Roeland Meyer writes:
+ .... and is precisely what was wrong with it. It left NO room for
+ privately controlled TLDs. In fact this presumes to have ownership
+ control in gTLD-MoU hands. A chartered TLD that limits membership can
+ not operate under such a mode. Registrars *must* be qualified to
+ register within such a TLD and denial of registrar capability/
+ privileges are a requirement for the enforcement of this. Otherwise,
+ gTLDs are useless. This removes a primary control mechanism from a
+ trademarked gTLD and may, in fact, be an illegal restriction.
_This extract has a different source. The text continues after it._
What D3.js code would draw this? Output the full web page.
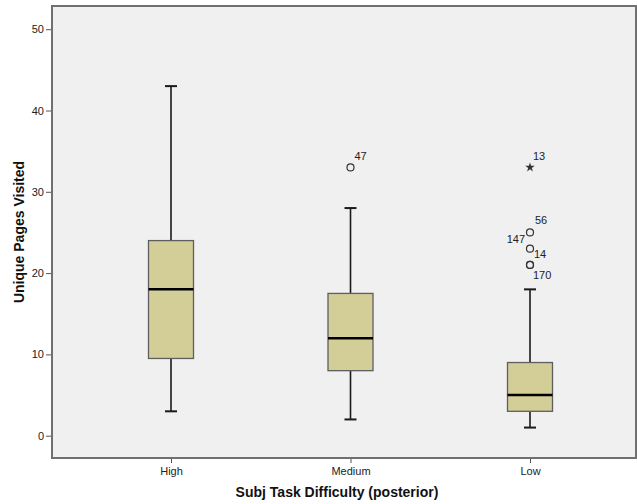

Whether controlled by the dreaded but mercifully
defunct gTLD-MoU or private, corporate hands the
interests of citizens are *not* served but rather
corroded and undermined. Linking computer numbers
with character sets should be under the control of
INDIVIDUAL CITIZENS. Niether technocrats nor any
form of commercial cartel should control our ability
as people to define our own internet "presences".
I do think any conventional authority is qualified
to tell other people what is or is not right/wrong,
appropriate/inappropriate, good/bad in terms of
mere names. Not to mention number allocation. If
I want to allocate an IP to every appliance I own
and call them all varieties of epithets that is
precisely my business. And precisely no-one elses.